The review must also be conducted by an independent panel.
Unit of trade
The Bill prohibits participants from surrendering assigned amounts units (AAUs) imported during the first commitment period for compliance with their unit obligations accruing after the first commitment period.
This doesn’t extend to other Kyoto units – New Zealand AAUs, Certified Emission Reductions (CERs), Emission Reduction Units (ERUs) and Removal Units (RMUs). The Minister retains an ability to regulate which units can enter the ETS in the future.
Information in the Registry
Changes have been made to limit access to information in individual Registry accounts. Public access to information on unit holdings in the Registry will only be able to be available in aggregate form at the end of the previous year. Access to individual or business records would be permitted from the start of the previous year (and therefore be at least 12 months, and one compliance period, old).

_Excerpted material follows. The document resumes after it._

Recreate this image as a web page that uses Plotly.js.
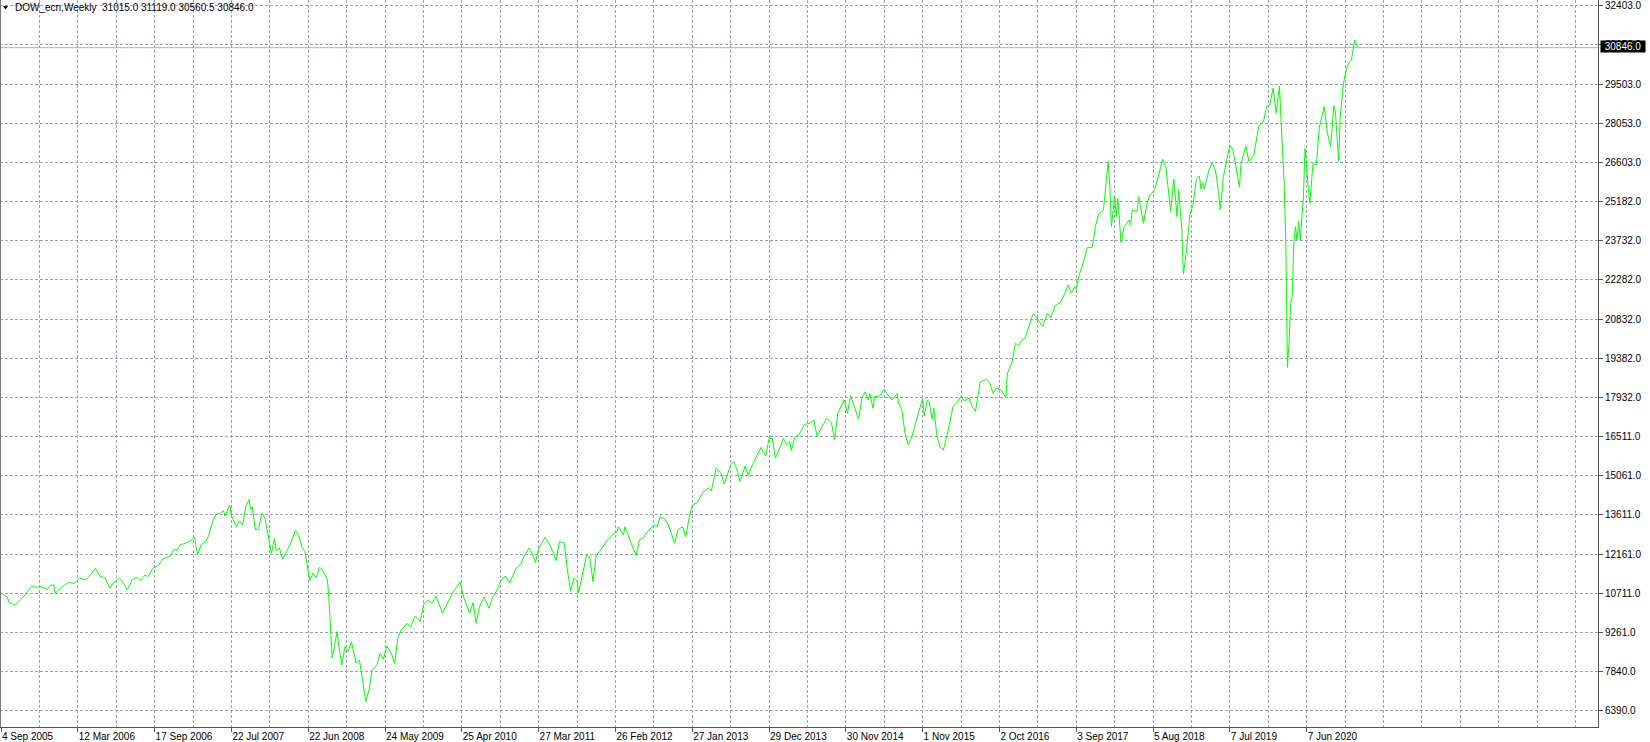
<!DOCTYPE html>
<html>
<head>
<meta charset="utf-8">
<script src="https://cdn.plot.ly/plotly-3.0.1.min.js"></script>
<style>html,body{margin:0;padding:0;background:#fff;}#chart{width:1650px;height:742px;}</style>
</head>
<body>
<div id="chart"></div>
<script>
// ---- data ----
const symbolName = "DOW_ecn,Weekly";
const lastBarOHLC = [31015.0, 31119.0, 30560.5, 30846.0];

const dateLabels = ["4 Sep 2005","12 Mar 2006","17 Sep 2006","22 Jul 2007","22 Jun 2008","24 May 2009",
  "25 Apr 2010","27 Mar 2011","26 Feb 2012","27 Jan 2013","29 Dec 2013","30 Nov 2014","1 Nov 2015",
  "2 Oct 2016","3 Sep 2017","5 Aug 2018","7 Jul 2019","7 Jun 2020"];
const barsPerLabel = 48;
const barsPerGrid = 24;
const totalGridBars = 1000;

const priceTicks = [6390, 7840, 9261, 10711, 12161, 13611, 15061, 16511, 17932, 19382, 20832,
  22282, 23732, 25182, 26603, 28053, 29503, 30953, 32403];

const barIndex = [0,4,5,9,12,15,19,22,25,29,31,33,34,37,42,46,49,53,56,59,62,65,68,70,74,76,79,82,85,87,90,92,95,98,
  101,106,108,110,112,116,119,121,122,123,125,128,130,132,134,137,139,140,143,144,147,149,151,153,155,156,157,159,161,163,165,
  169,171,172,174,176,179,181,184,186,188,190,193,195,197,199,201,203,204,205,206,207,208,210,211,213,215,217,219,222,224,226,228,
  230,232,235,237,239,241,244,246,248,250,254,256,259,261,262,264,267,269,272,276,279,282,287,289,293,295,297,299,
  302,305,307,310,312,315,318,320,322,325,327,330,332,334,336,340,343,345,347,349,352,354,356,358,360,361,364,366,368,370,372,374,379,
  382,385,386,389,390,395,397,399,401,405,408,410,412,415,417,419,421,423,426,428,430,432,435,439,442,444,447,450,452,456,458,460,462,
  465,467,470,475,478,480,482,484,487,489,491,493,494,496,499,502,506,508,510,513,516,519,521,523,527,529,531,534,536,538,540,542,543,545,546,549,
  552,555,557,560,561,563,565,567,569,571,574,576,577,579,580,582,583,585,587,589,592,595,598,600,602,605,607,609,612,616,618,620,622,625,628,629,
  632,634,636,638,640,642,645,647,651,654,656,659,662,664,667,669,671,672,674,676,679,682,684,686,689,691,692,693,694,696,697,698,
  700,702,705,706,707,710,711,714,716,718,721,723,726,728,730,731,733,735,736,738,739,741,743,745,747,749,750,751,752,755,757,759,
  761,762,764,766,768,770,772,774,775,778,780,783,786,789,791,793,795,797,799,801,802,803,804,805,806,807,808,809,810,811,812,814,815,
  817,818,820,822,824,827,829,831,833,834,836,837,839,841,843,844,846,847,848];

const closePrice = [10740,10570,10370,10280,10470,10650,10960,10940,10960,10860,11020,11020,10710,10900,11110,11080,11270,11210,11390,11640,11330,11300,10900,11080,11270,11140,10840,11210,11300,11180,11390,11330,11640,11720,
  11970,12090,12340,12290,12500,12580,12680,12780,12410,12160,12500,12620,12870,13300,13600,13670,13760,13570,13970,13600,13170,13390,13240,13910,14180,13790,13910,13050,13110,13670,13480,
  12190,12740,12290,12380,11970,12310,12560,13030,12870,12430,12250,11180,11450,11300,11670,11570,11300,11210,10470,9240,8320,8620,9300,8810,8070,8740,8560,8930,8130,8250,7520,6720,
  7150,7880,8070,8500,8280,8770,8500,8130,9050,9360,9610,9480,9880,9760,9670,10280,10470,10350,10590,9980,10350,10710,11140,10590,9980,10370,9610,10220,
  10590,10160,10530,10840,11130,11350,11110,11390,11650,11800,12090,12380,12190,11840,12340,12780,12500,12240,11920,12620,12580,11570,10810,11270,11180,10740,11570,12130,12020,11140,12130,12250,12680,
  12870,12990,13170,12870,13170,12380,12130,12680,12740,13050,13240,13160,13540,13450,13240,12930,12560,13050,13170,12800,13480,13970,14060,14460,14590,14500,15330,15140,14750,15450,15570,15260,14830,
  15410,15080,15510,16100,15780,16430,16430,15700,16120,16430,16190,16310,15980,16470,16590,16930,17010,17110,16520,16860,17170,17010,16370,17360,17850,17360,18000,17480,17140,17910,18140,17850,18070,17540,17970,17990,
  18240,17970,17850,18090,17730,17480,16620,16190,16430,16860,17480,17910,17260,17850,17790,17140,17540,16490,16100,16000,16740,17600,17790,17990,17810,17910,17600,17420,18520,18610,18460,18090,18280,18220,17940,18830,
  19260,19940,19840,20060,20120,20490,21020,20920,20550,21050,20870,21350,21440,21660,22090,21790,22030,21930,22500,22830,23480,23480,24240,24710,24860,26090,26640,25720,24240,25350,24610,25290,
  23650,24240,24490,24300,24860,24800,25350,24370,25040,25410,25600,26030,26730,26460,25350,24800,25990,24610,25600,24120,22500,23380,24670,25040,25970,26110,25620,25860,25620,26330,26600,26330,
  25480,24860,26090,26700,27260,27070,26330,25700,26580,27220,26640,26890,27930,28120,28670,28730,29350,28430,29430,26640,25780,23630,19050,19940,21420,21660,23630,24240,23750,24430,23750,25350,27140,
  25720,25110,26580,26520,27930,28670,27690,27190,28700,28480,26640,28300,29530,30120,30330,30390,31130,30950,30846];

// ---- styling ----
const FONT = "Liberation Sans, Arial, sans-serif";
const gridColor = "#98a2b3";
const axisColor = "#555555";
const lastClose = lastBarOHLC[3];

const labelBars = dateLabels.map((_, i) => i * barsPerLabel);
const gridBars = [];
for (let b = 0; b < totalGridBars; b += barsPerGrid) gridBars.push(b);

const trace = {
  type: "scatter", mode: "lines",
  x: barIndex, y: closePrice,
  line: {color: "#00ff00", width: 1},
  hoverinfo: "skip"
};

const layout = {
  width: 1650, height: 742,
  margin: {l: 0, r: 52, t: 0, b: 15, pad: 0},
  paper_bgcolor: "#ffffff", plot_bgcolor: "#ffffff",
  showlegend: false,
  font: {family: FONT, size: 10, color: "#000"},
  xaxis: {
    range: [-0.625, 998.1], fixedrange: true,
    tickmode: "array", tickvals: labelBars, ticktext: dateLabels,
    ticklabelposition: "outside right",
    ticks: "outside", ticklen: 4, tickcolor: axisColor, tickwidth: 1,
    tickfont: {family: FONT, size: 10, color: "#000"},
    showgrid: true, gridcolor: gridColor, griddash: "3px,2px", gridwidth: 1,
    minor: {tickmode: "array", tickvals: gridBars, showgrid: true, gridcolor: gridColor,
            griddash: "3px,2px", gridwidth: 1, ticks: ""},
    showline: true, linecolor: axisColor, linewidth: 1,
    zeroline: false
  },
  yaxis: {
    side: "right", range: [5781, 32606], fixedrange: true,
    tickmode: "array", tickvals: priceTicks, ticktext: priceTicks.map(v => v.toFixed(1)),
    ticks: "outside", ticklen: 4, tickcolor: axisColor, tickwidth: 1,
    tickfont: {family: FONT, size: 10, color: "#000"},
    showgrid: true, gridcolor: gridColor, griddash: "3px,2px", gridwidth: 1,
    showline: true, linecolor: axisColor, linewidth: 1,
    zeroline: false
  },
  shapes: [
    {type: "line", xref: "paper", yref: "y", x0: 0, x1: 1, y0: lastClose, y1: lastClose,
     line: {color: "#a9b1bd", width: 1}, layer: "below"},
    {type: "line", xref: "paper", yref: "paper", x0: 0, x1: 0, y0: 0, y1: 1,
     line: {color: "#777777", width: 2}},
    {type: "path", xref: "paper", yref: "paper", xsizemode: "pixel", ysizemode: "pixel",
     xanchor: 0, yanchor: 1, path: "M 3,-6 L 8,-6 L 5.5,-9.5 Z",
     fillcolor: "#000", line: {width: 0}}
  ],
  annotations: [
    {xref: "paper", yref: "paper", x: 0, y: 1, xanchor: "left", yanchor: "top",
     xshift: 13, yshift: 0, showarrow: false, borderpad: 1,
     text: symbolName + "\u00a0\u00a0" + lastBarOHLC.map(v => v.toFixed(1)).join(" "),
     font: {family: FONT, size: 10, color: "#000"}},
    {xref: "paper", yref: "y", x: 1, y: lastClose, xanchor: "left", yanchor: "middle",
     xshift: 2, yshift: 1, showarrow: false, width: 44, height: 11, borderpad: 0,
     bgcolor: "#000000", text: lastClose.toFixed(1),
     font: {family: FONT, size: 10, color: "#ffffff"}}
  ]
};

Plotly.newPlot("chart", [trace], layout, {displayModeBar: false, staticPlot: true});
</script>
</body>
</html>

Schedule 4 sets out the range of activities where people may “opt-in” to become ETS participants. These apply to post-1989 forest landowners; people who purchase obligation jet fuel; purchasers of coal or natural gas; farmers (if the point of obligation is at the processor level); and people undertaking non-forestry removal activities.
The range of non-forestry removal activities provided for in Part 2 of Schedule 4 includes:
- embedded products
- exporting HFCs or PFCs
- destroying HFCs or PFCs.
A removal activity for capturing and storing carbon dioxide (CCS) can also be brought into force on a date determined by Order in Council.
Matters removed or not included
Like the Bill first introduced, the Bill as reported back does not include deforestation of pre-1990 indigenous forests in the ETS.
The provisions relating to the public tender of New Zealand units (NZUs) have been removed, leaving section 6 of the Climate Change Response Act 2002 providing the Minister of Finance with the power to sell units.